Uncertainty in the Data Engineering Pipeline: From Imputation to Explanation

Machine learning pipelines are commonly evaluated on model accuracy, yet much of the uncertainty that shapes real-world outcomes originates not in the model itself but in the data engineering decisions that precede it. This talk examines two manifestations of that upstream uncertainty and their downstream consequences for trustworthy AI.

The first concerns missing value imputation. Real-world missingness is rarely as clean as Rubin’s classic MCAR/MAR/MNAR taxonomy assumes: datasets exhibit multi-mechanism missingness and missingness shift between training and deployment. Drawing on the Shades-of-Null evaluation suite and the VirnyFlow framework, I will show how imputation strategies induce variation in predictive accuracy, model stability, and fairness across demographic groups, and that these dimensions do not move together. No single best imputer exists; the right choice depends on the missingness regime, the model class, and the stakeholder context.

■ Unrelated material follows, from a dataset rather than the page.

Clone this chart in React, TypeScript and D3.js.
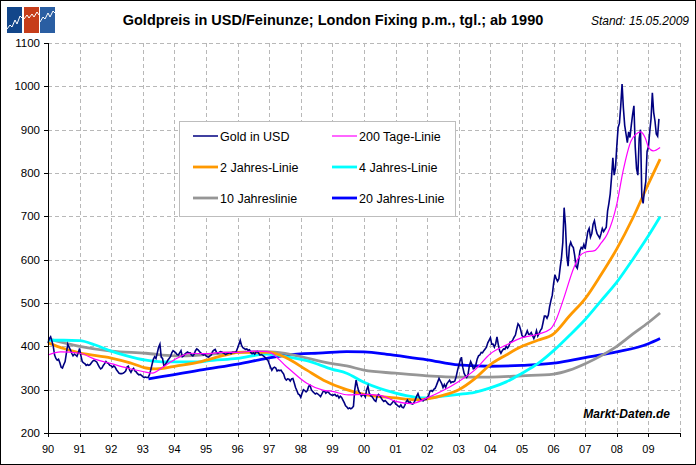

The second manifestation concerns post-hoc explanations. SHAP-based feature attributions are increasingly used to justify decisions and satisfy regulatory requirements, yet they are surprisingly fragile. Routine transformations such as bucketizing a continuous feature or encoding a categorical one can drastically shift which features are deemed most important, opening the door to inadvertent or adversarial manipulation. Compounding this, explanation multiplicity is the phenomenon of substantial disagreement in feature attributions across repeated runs of the same pipeline, with the model and input held fixed. It is widespread even for high-confidence predictions, and is systematically masked by commonly used metrics.

Together, these results argue for treating data engineering as a first-class source of uncertainty in responsible ML, and for evaluation frameworks that make this uncertainty visible, measurable, and governable.

Bio

Dr. Julia Stoyanovich is Institute Associate Professor of Computer Science and Engineering, Associate Professor of Data Science, and Director of the Center for Responsible AI (r-ai.co) at New York University. Her mission is to make responsible AI synonymous with AI. She pursues this goal through academic research, education, technology policy, and public engagement. Her research spans data management and AI systems, as well as the ethics and governance of AI. In addition to academic publications, Julia has written for press outlets including the New York Times, the Wall Street Journal, and Le Monde. She holds an M.S. and Ph.D. in Computer Science from Columbia University, and a B.S. in Computer Science and in Mathematics and Statistics from the University of Massachusetts Amherst. She is a recipient of the Presidential Early Career Award for Scientists and Engineers (PECASE) and a Senior Member of the Association for Computing Machinery (ACM).